Dzięki Magdzie Knedler mogłam przenieść się do miasta gdzie z każdego zakątka wydziera się romantyzm, miejsca gdzie wszystko jest inne, kolorowe, piękne. Jednak początek książki to Wrocław i najpierw tam zabrała mnie autorka.
Janek i Anka są parą, pochodzą z dwóch różnych światów, on z ludzi którzy wiążą koniec w końcem, ona dziewczyna która nie musi się martwić o pieniądze, rodzice dbają żeby miała wszystko, niestety nic za darmo, musi iść ścieżką, którą jej obrali. Pewnego dnia Janek poznaje Wiolę, jest nią zafascynowany, starsza od niego kobieta sprawia, że nie przestaje o niej myśleć. Splot zdarzeń sprawia, że to z Wiolą, nie z Anką Janek jedzie do Wenecji, chłopak liczy na romans, jednak kobieta ma w głowie swój plan.

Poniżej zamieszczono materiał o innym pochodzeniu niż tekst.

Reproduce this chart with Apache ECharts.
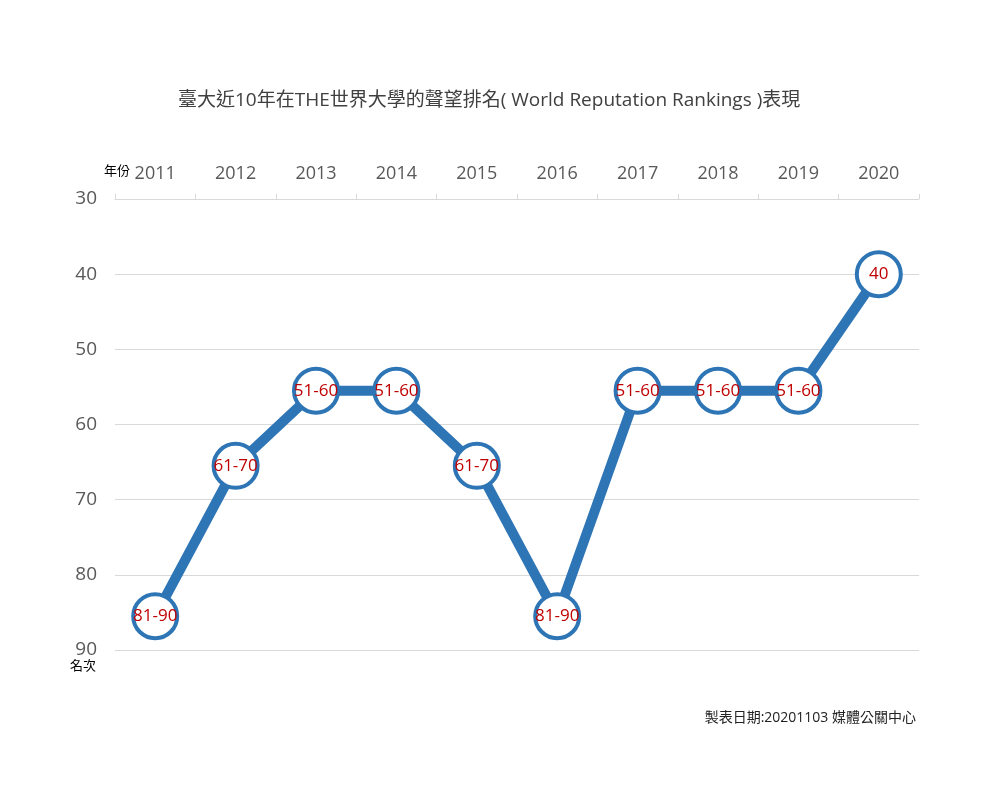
<!DOCTYPE html>
<html>
<head>
<meta charset="utf-8">
<script src="https://cdn.jsdelivr.net/npm/echarts@6/dist/echarts.min.js"></script>
<style>
  html, body { margin: 0; padding: 0; background: #fff; }
  #main { width: 1000px; height: 800px; }
</style>
</head>
<body>
<div id="main"></div>
<script>
  // 資料
  var years = ['2011', '2012', '2013', '2014', '2015', '2016', '2017', '2018', '2019', '2020'];
  var rankValues = [85.5, 65.5, 55.5, 55.5, 65.5, 85.5, 55.5, 55.5, 55.5, 40];
  var rankLabels = ['81-90', '61-70', '51-60', '51-60', '61-70', '81-90', '51-60', '51-60', '51-60', '40'];

  var myChart = echarts.init(document.getElementById('main'));
  var font = '"Open Sans", "Noto Sans CJK TC", sans-serif';

  var option = {
    backgroundColor: '#fff',
    animation: false,
    title: {
      text: '臺大近10年在THE世界大學的聲望排名( World Reputation Rankings )表現',
      left: 173,
      top: 86,
      textStyle: { fontFamily: font, fontSize: 19, fontWeight: 'normal', color: '#404040' }
    },
    grid: { left: 115, right: 81, top: 199, bottom: 150 },
    xAxis: {
      type: 'category',
      position: 'top',
      data: years,
      boundaryGap: true,
      axisLine: { show: true, lineStyle: { color: '#d9d9d9' } },
      axisTick: { show: true, length: 5, lineStyle: { color: '#d9d9d9' } },
      axisLabel: { fontFamily: font, fontSize: 18, color: '#595959', margin: 16 }
    },
    yAxis: {
      type: 'value',
      inverse: true,
      min: 30,
      max: 90,
      interval: 10,
      axisLine: { show: false },
      axisTick: { show: false },
      splitLine: { lineStyle: { color: '#d9d9d9', width: 1 } },
      axisLabel: { fontFamily: font, fontSize: 19, color: '#595959', margin: 18 }
    },
    graphic: [
      { type: 'text', left: 104, top: 165, style: { text: '年份', fontFamily: font, fontSize: 13, fill: '#000' } },
      { type: 'text', left: 70, top: 660, style: { text: '名次', fontFamily: font, fontSize: 13, fill: '#000' } },
      { type: 'text', right: 84, top: 711, style: { text: '製表日期:20201103 媒體公關中心', fontFamily: font, fontSize: 14, fill: '#222' } }
    ],
    series: [{
      type: 'line',
      data: rankValues,
      symbol: 'circle',
      symbolSize: 44,
      lineStyle: { color: '#2E75B6', width: 10 },
      itemStyle: { color: '#fff', borderColor: '#2E75B6', borderWidth: 4 },
      label: {
        show: true,
        position: 'inside',
        formatter: function (p) { return rankLabels[p.dataIndex]; },
        fontFamily: font,
        fontSize: 17,
        color: '#C00000'
      },
      z: 3
    }]
  };
  myChart.setOption(option);
</script>
</body>
</html>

Ta książka to nie jest romans, to opowieść o skomplikowanych uczuciach, cała trójka żyła tak naprawdę w zawieszeniu i nikt nawet nie starał się żeby zrobić jakiś krok w stronę swojego szczęścia. Najbardziej wyrazistą postacią była dla mnie Wiola, miała w sobie to coś, co fascynowało, przyciągało, kobieta miała swój bagaż doświadczeń i nie kierowała się chwilowymi kaprysami.
Całą historię poznajemy oczami Janka i Wioli, możemy zagłębić się w to co czują i ich oczami chłonąć Wenecję. Ogromy plus dla autorki, za tak piękne opisy Wenecji. Nie jest to łatwa książka, to nie opowieść o zdradzie, a o losowym ciągu zdarzeń, który może spotkać każdego z nas.